WORK REQUIRED >>
Reproduce the listing below character for character; drop every image.

## Start

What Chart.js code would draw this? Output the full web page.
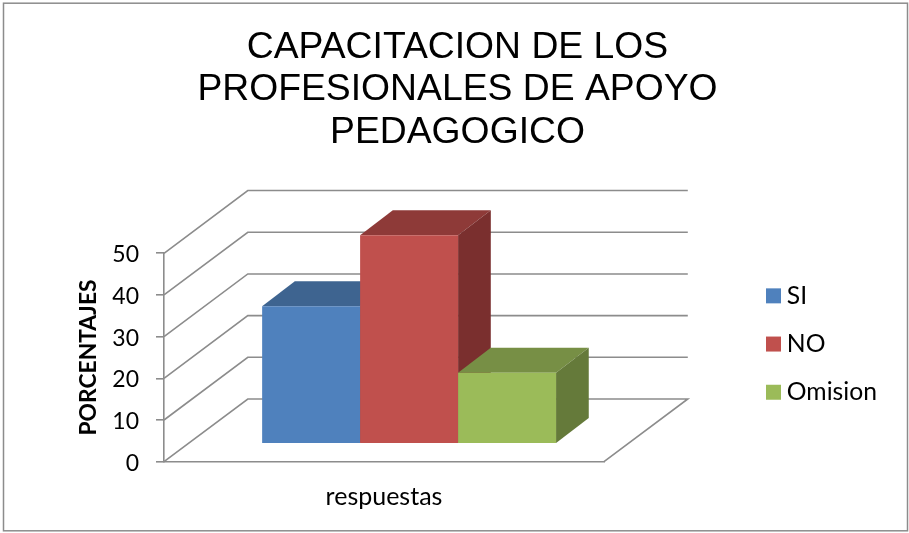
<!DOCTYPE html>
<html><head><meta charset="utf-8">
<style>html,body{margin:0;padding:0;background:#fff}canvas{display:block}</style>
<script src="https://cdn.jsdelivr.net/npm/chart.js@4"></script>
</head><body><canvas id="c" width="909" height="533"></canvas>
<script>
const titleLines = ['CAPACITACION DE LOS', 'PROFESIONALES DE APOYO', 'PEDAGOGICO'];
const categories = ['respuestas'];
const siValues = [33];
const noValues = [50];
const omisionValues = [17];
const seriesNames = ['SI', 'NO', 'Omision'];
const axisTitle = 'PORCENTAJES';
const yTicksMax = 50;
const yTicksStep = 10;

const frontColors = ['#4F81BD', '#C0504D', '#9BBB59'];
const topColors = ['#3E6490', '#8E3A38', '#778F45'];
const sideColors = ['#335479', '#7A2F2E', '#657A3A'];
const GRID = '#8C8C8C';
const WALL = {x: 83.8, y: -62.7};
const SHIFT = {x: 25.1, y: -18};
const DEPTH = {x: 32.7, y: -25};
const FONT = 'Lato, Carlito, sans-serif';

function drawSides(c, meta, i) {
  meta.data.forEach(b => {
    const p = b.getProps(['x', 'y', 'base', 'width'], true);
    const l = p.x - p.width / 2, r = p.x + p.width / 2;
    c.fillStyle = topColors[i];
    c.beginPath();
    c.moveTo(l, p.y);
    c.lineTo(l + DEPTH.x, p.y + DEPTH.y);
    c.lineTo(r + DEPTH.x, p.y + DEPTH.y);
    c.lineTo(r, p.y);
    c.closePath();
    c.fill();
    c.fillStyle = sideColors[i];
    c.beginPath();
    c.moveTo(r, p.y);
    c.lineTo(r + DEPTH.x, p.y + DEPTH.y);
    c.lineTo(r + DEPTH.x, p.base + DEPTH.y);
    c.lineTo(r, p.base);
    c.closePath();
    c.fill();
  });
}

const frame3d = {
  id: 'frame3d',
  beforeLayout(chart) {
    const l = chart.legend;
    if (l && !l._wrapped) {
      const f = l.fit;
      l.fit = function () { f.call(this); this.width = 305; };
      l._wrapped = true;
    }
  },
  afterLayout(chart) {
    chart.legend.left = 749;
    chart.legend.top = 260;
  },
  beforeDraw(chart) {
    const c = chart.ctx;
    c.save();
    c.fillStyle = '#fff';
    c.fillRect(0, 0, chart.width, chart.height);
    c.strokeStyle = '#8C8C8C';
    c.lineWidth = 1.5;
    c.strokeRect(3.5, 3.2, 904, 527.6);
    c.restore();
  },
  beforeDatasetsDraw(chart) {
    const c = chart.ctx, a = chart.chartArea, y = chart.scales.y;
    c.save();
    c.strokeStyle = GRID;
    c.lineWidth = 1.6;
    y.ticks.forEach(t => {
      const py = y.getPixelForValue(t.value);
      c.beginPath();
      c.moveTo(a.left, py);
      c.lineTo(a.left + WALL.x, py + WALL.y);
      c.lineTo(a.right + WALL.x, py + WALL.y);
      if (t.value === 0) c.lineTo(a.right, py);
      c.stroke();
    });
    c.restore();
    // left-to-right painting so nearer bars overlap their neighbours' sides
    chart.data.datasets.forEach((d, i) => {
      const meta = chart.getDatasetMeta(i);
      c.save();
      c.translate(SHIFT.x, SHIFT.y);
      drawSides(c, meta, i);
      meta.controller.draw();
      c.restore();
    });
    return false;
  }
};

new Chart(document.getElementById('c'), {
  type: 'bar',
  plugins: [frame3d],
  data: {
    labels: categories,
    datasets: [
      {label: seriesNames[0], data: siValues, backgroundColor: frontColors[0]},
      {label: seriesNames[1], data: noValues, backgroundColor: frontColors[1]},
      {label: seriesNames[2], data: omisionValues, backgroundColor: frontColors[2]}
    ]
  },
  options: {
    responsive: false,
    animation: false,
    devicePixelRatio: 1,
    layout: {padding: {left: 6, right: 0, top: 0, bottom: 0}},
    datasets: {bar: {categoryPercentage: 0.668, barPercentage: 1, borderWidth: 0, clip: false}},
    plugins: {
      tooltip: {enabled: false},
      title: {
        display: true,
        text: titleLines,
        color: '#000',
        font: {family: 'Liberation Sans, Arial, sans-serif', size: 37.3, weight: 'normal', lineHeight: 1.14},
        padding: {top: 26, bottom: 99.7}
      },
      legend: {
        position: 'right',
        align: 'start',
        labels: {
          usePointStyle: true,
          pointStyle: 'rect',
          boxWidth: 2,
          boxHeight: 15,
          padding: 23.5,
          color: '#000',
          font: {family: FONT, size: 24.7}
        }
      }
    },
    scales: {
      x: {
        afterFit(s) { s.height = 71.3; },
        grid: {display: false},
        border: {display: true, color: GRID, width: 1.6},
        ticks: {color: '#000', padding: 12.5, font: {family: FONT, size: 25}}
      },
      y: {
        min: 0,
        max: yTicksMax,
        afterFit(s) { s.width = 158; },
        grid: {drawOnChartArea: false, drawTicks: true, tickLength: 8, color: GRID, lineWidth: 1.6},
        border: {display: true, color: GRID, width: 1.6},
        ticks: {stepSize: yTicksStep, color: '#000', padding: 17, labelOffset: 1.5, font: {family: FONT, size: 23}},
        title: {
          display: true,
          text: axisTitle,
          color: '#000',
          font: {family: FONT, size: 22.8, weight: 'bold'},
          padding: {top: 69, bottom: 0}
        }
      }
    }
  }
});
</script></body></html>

## End

RESULT >>
What Chart.js code would draw this? Output the full web page.
<!DOCTYPE html>
<html><head><meta charset="utf-8">
<style>html,body{margin:0;padding:0;background:#fff}canvas{display:block}</style>
<script src="https://cdn.jsdelivr.net/npm/chart.js@4"></script>
</head><body><canvas id="c" width="909" height="533"></canvas>
<script>
const titleLines = ['CAPACITACION DE LOS', 'PROFESIONALES DE APOYO', 'PEDAGOGICO'];
const categories = ['respuestas'];
const siValues = [33];
const noValues = [50];
const omisionValues = [17];
const seriesNames = ['SI', 'NO', 'Omision'];
const axisTitle = 'PORCENTAJES';
const yTicksMax = 50;
const yTicksStep = 10;

const frontColors = ['#4F81BD', '#C0504D', '#9BBB59'];
const topColors = ['#3E6490', '#8E3A38', '#778F45'];
const sideColors = ['#335479', '#7A2F2E', '#657A3A'];
const GRID = '#8C8C8C';
const WALL = {x: 83.8, y: -62.7};
const SHIFT = {x: 25.1, y: -18};
const DEPTH = {x: 32.7, y: -25};
const FONT = 'Lato, Carlito, sans-serif';

function drawSides(c, meta, i) {
  meta.data.forEach(b => {
    const p = b.getProps(['x', 'y', 'base', 'width'], true);
    const l = p.x - p.width / 2, r = p.x + p.width / 2;
    c.fillStyle = topColors[i];
    c.beginPath();
    c.moveTo(l, p.y);
    c.lineTo(l + DEPTH.x, p.y + DEPTH.y);
    c.lineTo(r + DEPTH.x, p.y + DEPTH.y);
    c.lineTo(r, p.y);
    c.closePath();
    c.fill();
    c.fillStyle = sideColors[i];
    c.beginPath();
    c.moveTo(r, p.y);
    c.lineTo(r + DEPTH.x, p.y + DEPTH.y);
    c.lineTo(r + DEPTH.x, p.base + DEPTH.y);
    c.lineTo(r, p.base);
    c.closePath();
    c.fill();
  });
}

const frame3d = {
  id: 'frame3d',
  beforeLayout(chart) {
    const l = chart.legend;
    if (l && !l._wrapped) {
      const f = l.fit;
      l.fit = function () { f.call(this); this.width = 305; };
      l._wrapped = true;
    }
  },
  afterLayout(chart) {
    chart.legend.left = 749;
    chart.legend.top = 260;
  },
  beforeDraw(chart) {
    const c = chart.ctx;
    c.save();
    c.fillStyle = '#fff';
    c.fillRect(0, 0, chart.width, chart.height);
    c.strokeStyle = '#8C8C8C';
    c.lineWidth = 1.5;
    c.strokeRect(3.5, 3.2, 904, 527.6);
    c.restore();
  },
  beforeDatasetsDraw(chart) {
    const c = chart.ctx, a = chart.chartArea, y = chart.scales.y;
    c.save();
    c.strokeStyle = GRID;
    c.lineWidth = 1.6;
    y.ticks.forEach(t => {
      const py = y.getPixelForValue(t.value);
      c.beginPath();
      c.moveTo(a.left, py);
      c.lineTo(a.left + WALL.x, py + WALL.y);
      c.lineTo(a.right + WALL.x, py + WALL.y);
      if (t.value === 0) c.lineTo(a.right, py);
      c.stroke();
    });
    c.restore();
    // left-to-right painting so nearer bars overlap their neighbours' sides
    chart.data.datasets.forEach((d, i) => {
      const meta = chart.getDatasetMeta(i);
      c.save();
      c.translate(SHIFT.x, SHIFT.y);
      drawSides(c, meta, i);
      meta.controller.draw();
      c.restore();
    });
    return false;
  }
};

new Chart(document.getElementById('c'), {
  type: 'bar',
  plugins: [frame3d],
  data: {
    labels: categories,
    datasets: [
      {label: seriesNames[0], data: siValues, backgroundColor: frontColors[0]},
      {label: seriesNames[1], data: noValues, backgroundColor: frontColors[1]},
      {label: seriesNames[2], data: omisionValues, backgroundColor: frontColors[2]}
    ]
  },
  options: {
    responsive: false,
    animation: false,
    devicePixelRatio: 1,
    layout: {padding: {left: 6, right: 0, top: 0, bottom: 0}},
    datasets: {bar: {categoryPercentage: 0.668, barPercentage: 1, borderWidth: 0, clip: false}},
    plugins: {
      tooltip: {enabled: false},
      title: {
        display: true,
        text: titleLines,
        color: '#000',
        font: {family: 'Liberation Sans, Arial, sans-serif', size: 37.3, weight: 'normal', lineHeight: 1.14},
        padding: {top: 26, bottom: 99.7}
      },
      legend: {
        position: 'right',
        align: 'start',
        labels: {
          usePointStyle: true,
          pointStyle: 'rect',
          boxWidth: 2,
          boxHeight: 15,
          padding: 23.5,
          color: '#000',
          font: {family: FONT, size: 24.7}
        }
      }
    },
    scales: {
      x: {
        afterFit(s) { s.height = 71.3; },
        grid: {display: false},
        border: {display: true, color: GRID, width: 1.6},
        ticks: {color: '#000', padding: 12.5, font: {family: FONT, size: 25}}
      },
      y: {
        min: 0,
        max: yTicksMax,
        afterFit(s) { s.width = 158; },
        grid: {drawOnChartArea: false, drawTicks: true, tickLength: 8, color: GRID, lineWidth: 1.6},
        border: {display: true, color: GRID, width: 1.6},
        ticks: {stepSize: yTicksStep, color: '#000', padding: 17, labelOffset: 1.5, font: {family: FONT, size: 23}},
        title: {
          display: true,
          text: axisTitle,
          color: '#000',
          font: {family: FONT, size: 22.8, weight: 'bold'},
          padding: {top: 69, bottom: 0}
        }
      }
    }
  }
});
</script></body></html>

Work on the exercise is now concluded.